Theory X. The Authoritarian manager.

  • This manager views employees from the standpoint that they dislike work and will avoid it if they can.
  • Following on from the above reasoning the manager believes that people must be coerced to work towards company goals under the threat of punishment.
  • They believe that the average person wishes to avoid responsibility and prefers to be directed and that they are unambitious and see their main priority to be security.

Theory Y. The Participant Style manager.

  • This manager believes that effort in work is as natural as work and play.
  • They believe that it is unnecessary to apply external control or punishments to force people to work and that they will exercise self-control and self-direction towards company goals.
  • The employee will work towards objectives in order to receive the reward and satisfaction of achieving that objective.
    This manager feels that employees usually accept and will indeed seek responsibility.
  • They take the viewpoint that most of the population and not just a ‘chosen’ few have the abilities needed to solve organisational problems i.e. imagination, creativity, ingenuity etc.
  • Their thought is that generally, in industry, the intellectual potential of the average person is only partially used.

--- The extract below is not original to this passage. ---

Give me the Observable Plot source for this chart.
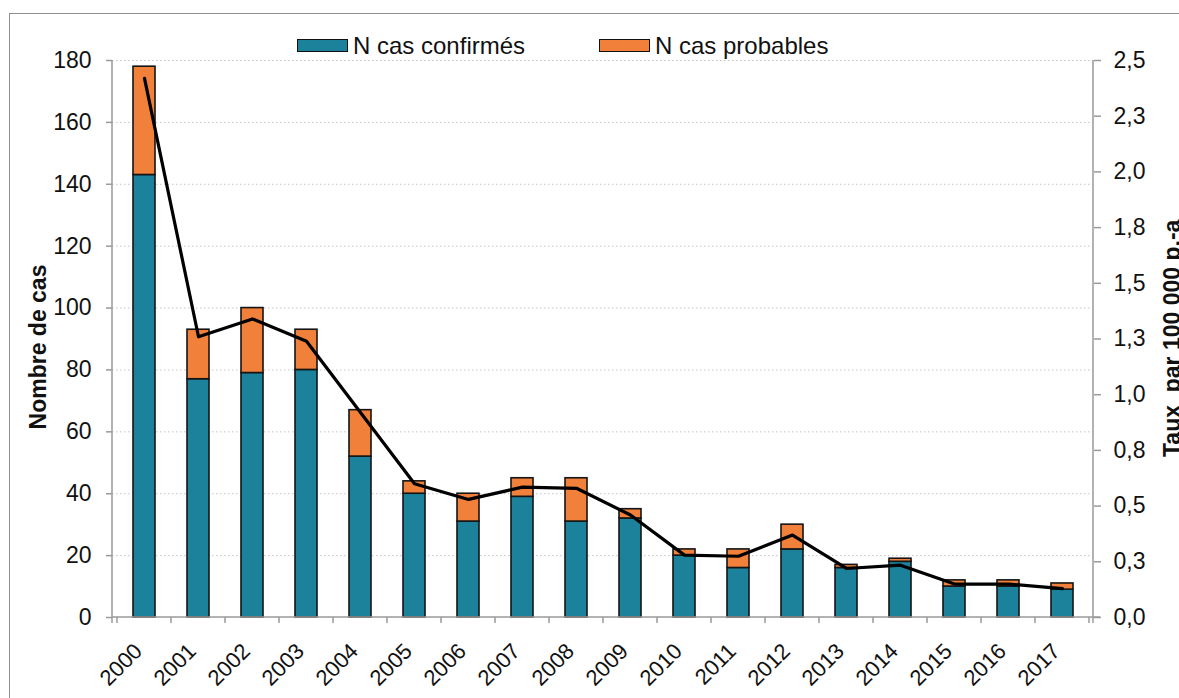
<!DOCTYPE html>
<html><head><meta charset="utf-8">
<script src="https://cdn.jsdelivr.net/npm/d3@7"></script>
<script src="https://cdn.jsdelivr.net/npm/@observablehq/plot@0.6"></script>
<style>
html,body{margin:0;padding:0;background:#fff;overflow:hidden;}
#wrap{position:relative;width:1179px;height:698px;font-family:"Liberation Sans",Arial,Helvetica,sans-serif;overflow:hidden;}
#border{position:absolute;left:9px;top:13px;width:1220px;height:740px;border:1.5px solid #8e8e8e;box-sizing:border-box;}
#chart{position:absolute;left:0;top:0;}
.item{position:absolute;top:32px;display:flex;align-items:center;font-size:24px;color:#111;line-height:27px;white-space:nowrap;}
.sw{width:49px;height:11px;border:1.6px solid #111;margin-right:5px;}
</style></head>
<body><div id="wrap"><div id="border"></div><div id="chart"></div><div id="legend"></div></div>
<script>
const years = ["2000","2001","2002","2003","2004","2005","2006","2007","2008","2009","2010","2011","2012","2013","2014","2015","2016","2017"];
const confirmed = [143,77,79,80,52,40,31,39,31,32,20,16,22,16,18,10,10,9];
const probable  = [35,16,21,13,15,4,9,6,14,3,2,6,8,1,1,2,2,2];
const rate = [2.42,1.26,1.34,1.24,0.92,0.60,0.53,0.585,0.58,0.46,0.28,0.275,0.37,0.22,0.235,0.15,0.15,0.13];
const leftTicks = [0,20,40,60,80,100,120,140,160,180];
const rightTickValues = [0,0.25,0.5,0.75,1,1.25,1.5,1.75,2,2.25,2.5];
const rightTickLabels = ["0,0","0,3","0,5","0,8","1,0","1,3","1,5","1,8","2,0","2,3","2,5"];
const seriesNames = ["N cas confirmés","N cas probables"];
const seriesColors = ["#1c819b","#f0803a"];
const leftTitle = "Nombre de cas";
const rightTitle = "Taux\u00a0 par 100 000 p.-a";

const leftMax = 180, rightMax = 2.5, k = leftMax / rightMax;

const rows = years.flatMap((yr, i) => [
  {year: yr, type: seriesNames[0], value: confirmed[i]},
  {year: yr, type: seriesNames[1], value: probable[i]}
]);
const lineRows = years.map((yr, i) => ({year: yr, r: rate[i] * k}));
const rightMap = new Map(rightTickValues.map((v, i) => [v * k, rightTickLabels[i]]));

function axisLines(index, scales, values, dims) {
  const x = scales.x;
  const ml = dims.marginLeft, mr = dims.marginRight, mt = dims.marginTop, mb = dims.marginBottom;
  const w = dims.width, h = dims.height, y0 = h - mb;
  const g = d3.create("svg:g").attr("stroke", "#9a9a9a").attr("stroke-width", 1.5).attr("fill", "none");
  g.append("line").attr("x1", ml).attr("x2", ml).attr("y1", mt).attr("y2", y0 + 6);
  g.append("line").attr("x1", w - mr).attr("x2", w - mr).attr("y1", mt).attr("y2", y0 + 6);
  g.append("line").attr("x1", ml).attr("x2", w - mr + 7).attr("y1", y0).attr("y2", y0);
  const gap = x.step() - x.bandwidth();
  const bounds = years.map(yr => x(yr) - gap / 2);
  bounds.push(x(years[years.length - 1]) + x.bandwidth() + gap / 2);
  for (const b of bounds) g.append("line").attr("x1", b).attr("x2", b).attr("y1", y0).attr("y2", y0 + 6);
  return g.node();
}

const chart = Plot.plot({
  width: 1179, height: 698,
  marginLeft: 112, marginRight: 86, marginTop: 60, marginBottom: 81,
  x: {type: "band", domain: years, paddingInner: 0.6, paddingOuter: 0.3, align: 0.5},
  y: {domain: [0, leftMax]},
  color: {domain: seriesNames, range: seriesColors},
  style: {fontFamily: '"Liberation Sans", Arial, Helvetica, sans-serif', fontSize: "23px", color: "#111", background: "transparent", overflow: "visible"},
  marks: [
    Plot.gridY(leftTicks.filter(d => d > 0), {stroke: "#c4c4c4", strokeOpacity: 1, strokeDasharray: "1.5,2.5", strokeWidth: 1}),
    Plot.barY(rows, {x: "year", y: "value", fill: "type", stroke: "#151515", strokeWidth: 1.6}),
    axisLines,
    Plot.lineY(lineRows, {x: "year", y: "r", stroke: "#000", strokeWidth: 3.2}),
    Plot.axisY(leftTicks, {anchor: "left", tickSize: 6, tickPadding: 15, stroke: "#9a9a9a", strokeWidth: 1.5, fill: "#111", label: null}),
    Plot.axisY(rightTickValues.map(v => v * k), {anchor: "right", tickSize: 7, tickPadding: 13, stroke: "#9a9a9a", strokeWidth: 1.5, fill: "#111", label: null, tickFormat: d => rightMap.get(d)}),
    Plot.axisX({tickSize: 0, tickPadding: 24, tickRotate: -45, dx: -6, dy: 6, fill: "#111", fontSize: 22, label: null}),
    Plot.text([leftTitle], {text: d => d, frameAnchor: "left", textAnchor: "middle", rotate: -90, dx: -74, dy: 8, fontWeight: "bold", fontSize: 23, fill: "#111"}),
    Plot.text([rightTitle], {text: d => d, frameAnchor: "right", rotate: -90, textAnchor: "start", dx: 79, dy: 118, fontWeight: "bold", fontSize: 23, fill: "#111"})
  ]
});
document.getElementById("chart").appendChild(chart);

const legend = document.getElementById("legend");
const legendLeft = [297, 599];
seriesNames.forEach((name, i) => {
  const item = document.createElement("div");
  item.className = "item";
  item.style.left = legendLeft[i] + "px";
  const sw = document.createElement("div");
  sw.className = "sw";
  sw.style.background = seriesColors[i];
  const t = document.createElement("span");
  t.textContent = name;
  item.appendChild(sw); item.appendChild(t);
  legend.appendChild(item);
});
</script>
</body></html>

It is unfortunate that the tendency of managers today is still towards the X theory and it may be recognised by certain behaviours that alienate them from their staff e.g.

a) They can only see the deadline and results required to the exclusion of everything else.
b) They issue commands, ultimatums, demands and threats.
c) They are intolerant, aloof, arrogant, short-tempered and a one-way communicator who doesn’t listen
d) They are insecure and possibly neurotic so seek to apportion blame rather than to learn from errors and they may be vengeful and recriminatory.
e) They do not praise or thank their staff and may even withhold rewards by suppressing pay levels.
f) They do not delegate but mistakenly think that issuing orders is delegation and therefore believe that they are good at it.
g) They hold onto responsibility but pass accountability onto subordinates; however, they will not accept criticism from those in a lower peer group.
h) They have no conception of team building and are unconcerned with staff welfare and morale.
i) They are unhappy

Obviously not all managers display all of the above tendencies and anyone who did would be highly unpleasant as a boss; however, if you do encounter difficulties like those described there are ways to handle the situation. For example you must avoid confrontation and deliver results. Bear in mind that no-one has the right to bully you and if this is genuinely the case it must be dealt with via the correct company procedures.

The best way to deal with a theory X manager is to target your discussion towards results, what you can deliver and when. Be able to offer facts and figures and substantiate what you do. These managers are not interested in human issues so to impress them you need to appear self-motivating with good self-discipline and organisational skills. The more that they can see you are able to manage yourself and produce results the less they will feed the need to do this for you. It is important that you keep to your commitments and promises and that if you feel a task is unrealistic that you state this. Do this in a positive way by being constructive and finding a way in which the task can be completed realistically. Avoid confrontation and never threaten to go over their heads as your life will become much more difficult. Finally if your boss expects you to do something in a way which you do not really feel is correct - don’t argue - instead agree that you can do the task but ask if it is all right to streamline the process where possible. Normally they will agree to this and you have gained control, but you must ensure that you deliver what was decided on time.

Once an X theory manager sees that you can deliver consistently they will give you more leeway on how you perform tasks and therefore more freedom. If you appreciate that most of these managers are forced to this style by the demands of the organisation and their own managers or superiors and that they probably have plenty of their own problems you can make your life easier by making their life easier.